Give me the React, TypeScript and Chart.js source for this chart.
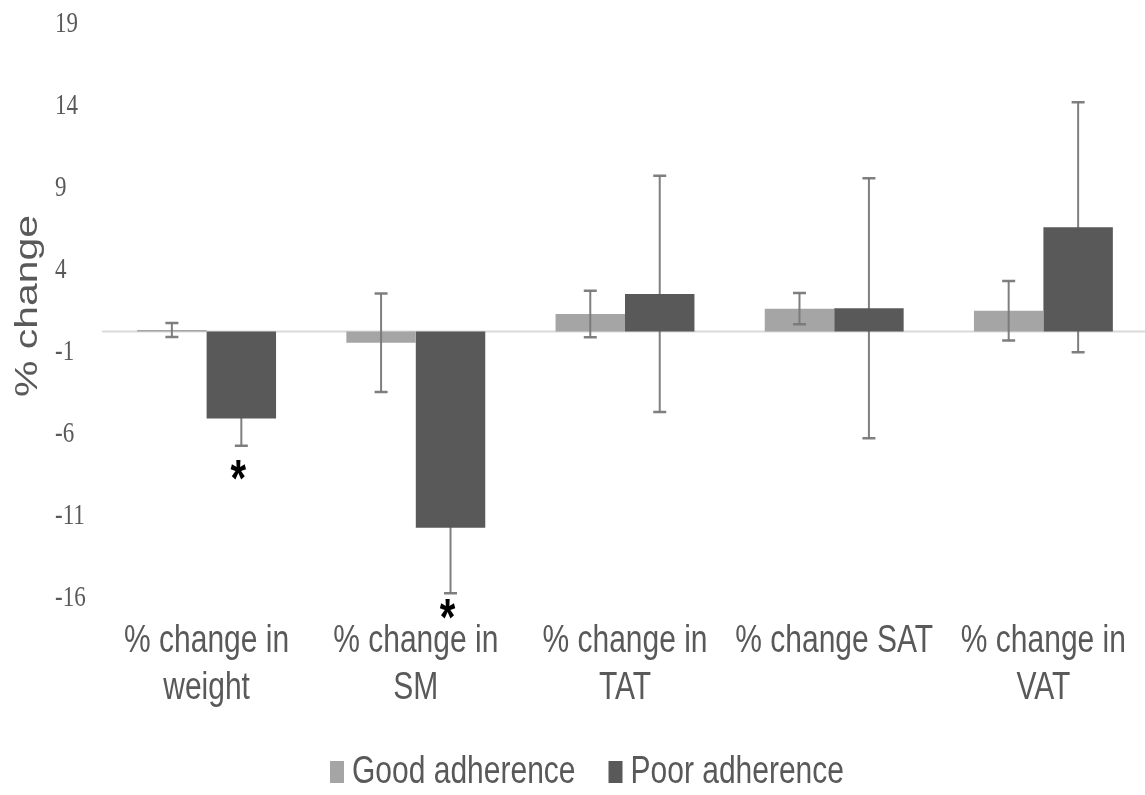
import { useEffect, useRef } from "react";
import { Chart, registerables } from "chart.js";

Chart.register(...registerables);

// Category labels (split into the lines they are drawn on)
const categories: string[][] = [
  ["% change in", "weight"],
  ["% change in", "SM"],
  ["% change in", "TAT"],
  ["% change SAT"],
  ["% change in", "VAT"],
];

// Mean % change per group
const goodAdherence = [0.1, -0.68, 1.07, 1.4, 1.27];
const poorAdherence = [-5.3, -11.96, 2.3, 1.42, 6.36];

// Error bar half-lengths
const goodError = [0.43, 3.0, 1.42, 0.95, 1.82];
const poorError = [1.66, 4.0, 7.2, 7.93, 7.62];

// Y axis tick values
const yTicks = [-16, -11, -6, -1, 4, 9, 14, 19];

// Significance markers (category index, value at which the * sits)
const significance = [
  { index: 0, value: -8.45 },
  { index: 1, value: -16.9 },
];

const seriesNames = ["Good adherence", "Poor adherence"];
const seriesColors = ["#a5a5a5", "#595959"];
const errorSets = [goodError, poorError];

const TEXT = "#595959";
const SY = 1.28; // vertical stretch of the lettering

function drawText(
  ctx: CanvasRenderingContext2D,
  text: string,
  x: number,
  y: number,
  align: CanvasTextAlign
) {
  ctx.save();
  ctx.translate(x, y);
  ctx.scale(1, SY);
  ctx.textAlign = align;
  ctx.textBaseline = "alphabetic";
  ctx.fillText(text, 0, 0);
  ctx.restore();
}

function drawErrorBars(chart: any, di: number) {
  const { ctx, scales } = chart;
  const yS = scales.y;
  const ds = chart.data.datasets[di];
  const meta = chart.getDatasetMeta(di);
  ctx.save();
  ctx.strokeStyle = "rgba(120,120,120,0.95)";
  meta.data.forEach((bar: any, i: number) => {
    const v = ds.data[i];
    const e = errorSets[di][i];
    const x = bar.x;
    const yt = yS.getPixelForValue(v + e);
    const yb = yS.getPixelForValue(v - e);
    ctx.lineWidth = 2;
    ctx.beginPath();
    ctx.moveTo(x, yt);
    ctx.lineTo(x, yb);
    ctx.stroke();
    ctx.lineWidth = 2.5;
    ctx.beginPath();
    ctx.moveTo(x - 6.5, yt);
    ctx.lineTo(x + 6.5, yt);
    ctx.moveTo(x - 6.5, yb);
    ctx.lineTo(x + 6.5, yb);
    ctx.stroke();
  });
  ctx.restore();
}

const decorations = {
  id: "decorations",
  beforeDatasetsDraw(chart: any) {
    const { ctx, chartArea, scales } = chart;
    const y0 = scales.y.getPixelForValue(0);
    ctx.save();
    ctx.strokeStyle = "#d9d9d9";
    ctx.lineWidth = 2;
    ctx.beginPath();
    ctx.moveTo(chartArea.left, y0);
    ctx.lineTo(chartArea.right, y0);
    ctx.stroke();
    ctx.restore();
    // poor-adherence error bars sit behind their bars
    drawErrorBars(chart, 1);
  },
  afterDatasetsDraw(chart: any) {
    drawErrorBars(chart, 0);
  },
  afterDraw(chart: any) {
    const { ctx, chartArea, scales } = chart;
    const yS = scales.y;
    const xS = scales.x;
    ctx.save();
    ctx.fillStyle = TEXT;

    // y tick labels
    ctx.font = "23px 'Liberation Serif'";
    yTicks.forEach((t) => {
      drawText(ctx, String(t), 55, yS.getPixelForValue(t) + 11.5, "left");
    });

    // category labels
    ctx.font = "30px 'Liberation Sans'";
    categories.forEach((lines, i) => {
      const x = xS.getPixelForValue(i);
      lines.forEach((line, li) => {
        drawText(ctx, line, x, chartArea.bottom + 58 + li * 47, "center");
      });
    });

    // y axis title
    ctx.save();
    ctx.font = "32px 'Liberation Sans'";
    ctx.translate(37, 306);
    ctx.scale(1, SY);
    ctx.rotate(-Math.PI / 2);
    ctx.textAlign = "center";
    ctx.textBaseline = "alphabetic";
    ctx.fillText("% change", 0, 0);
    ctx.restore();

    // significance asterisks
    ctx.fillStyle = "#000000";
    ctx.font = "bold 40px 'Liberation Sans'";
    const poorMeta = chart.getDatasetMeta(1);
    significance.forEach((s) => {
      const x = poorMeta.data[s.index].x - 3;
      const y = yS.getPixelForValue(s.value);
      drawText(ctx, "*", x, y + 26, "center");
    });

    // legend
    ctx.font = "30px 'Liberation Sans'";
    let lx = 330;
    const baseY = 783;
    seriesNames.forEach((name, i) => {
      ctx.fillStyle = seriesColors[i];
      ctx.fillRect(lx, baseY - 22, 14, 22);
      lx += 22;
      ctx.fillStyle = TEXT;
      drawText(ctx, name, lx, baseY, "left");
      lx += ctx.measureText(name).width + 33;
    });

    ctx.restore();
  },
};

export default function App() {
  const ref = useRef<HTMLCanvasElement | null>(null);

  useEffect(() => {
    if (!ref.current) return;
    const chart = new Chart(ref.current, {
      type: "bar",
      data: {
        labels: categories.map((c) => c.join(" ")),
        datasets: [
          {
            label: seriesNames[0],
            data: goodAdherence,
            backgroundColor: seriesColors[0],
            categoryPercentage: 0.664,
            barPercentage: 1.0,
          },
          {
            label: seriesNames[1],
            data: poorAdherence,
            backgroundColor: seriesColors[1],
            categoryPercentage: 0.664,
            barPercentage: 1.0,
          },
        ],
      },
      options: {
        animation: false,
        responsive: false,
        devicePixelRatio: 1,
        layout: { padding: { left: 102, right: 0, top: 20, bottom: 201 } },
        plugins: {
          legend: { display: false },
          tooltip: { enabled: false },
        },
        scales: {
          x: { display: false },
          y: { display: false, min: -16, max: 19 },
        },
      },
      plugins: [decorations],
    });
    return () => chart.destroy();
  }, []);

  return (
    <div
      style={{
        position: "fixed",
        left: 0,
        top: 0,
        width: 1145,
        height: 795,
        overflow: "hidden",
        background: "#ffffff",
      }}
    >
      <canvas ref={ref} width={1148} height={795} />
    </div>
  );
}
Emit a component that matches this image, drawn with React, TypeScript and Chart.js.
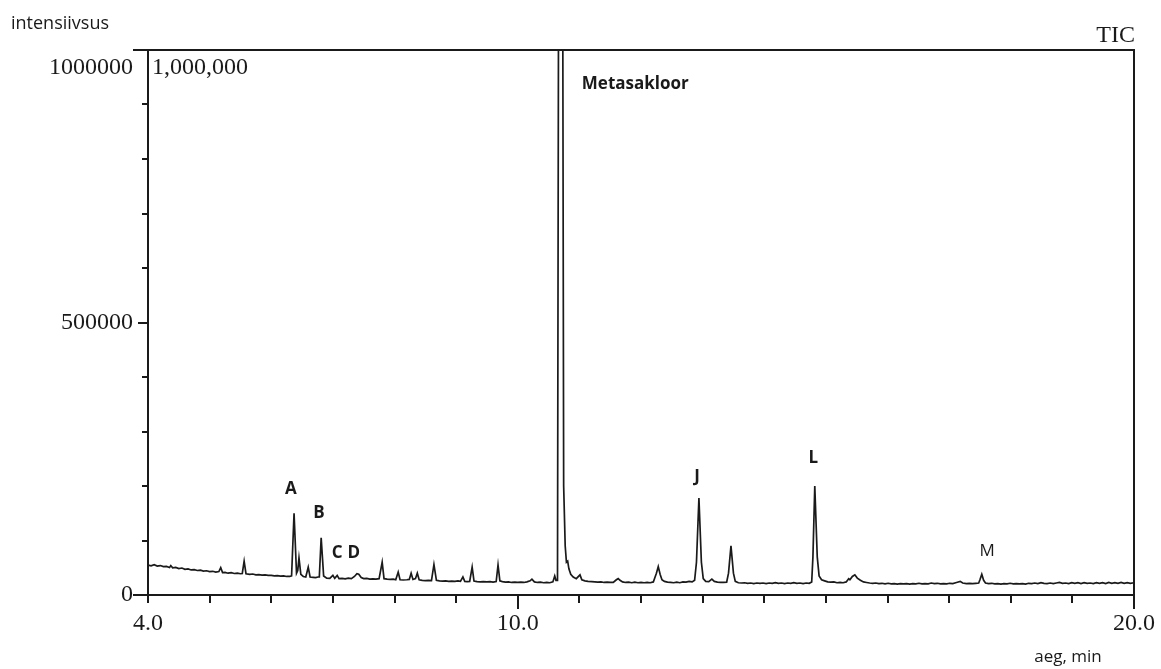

__________________________________________________

- _Job_
Look over the material above and show each line where "this" appears.

- _Correct result_
Give me the React, TypeScript and Chart.js source for this chart.
Emit a component that matches this image, drawn with React, TypeScript and Chart.js.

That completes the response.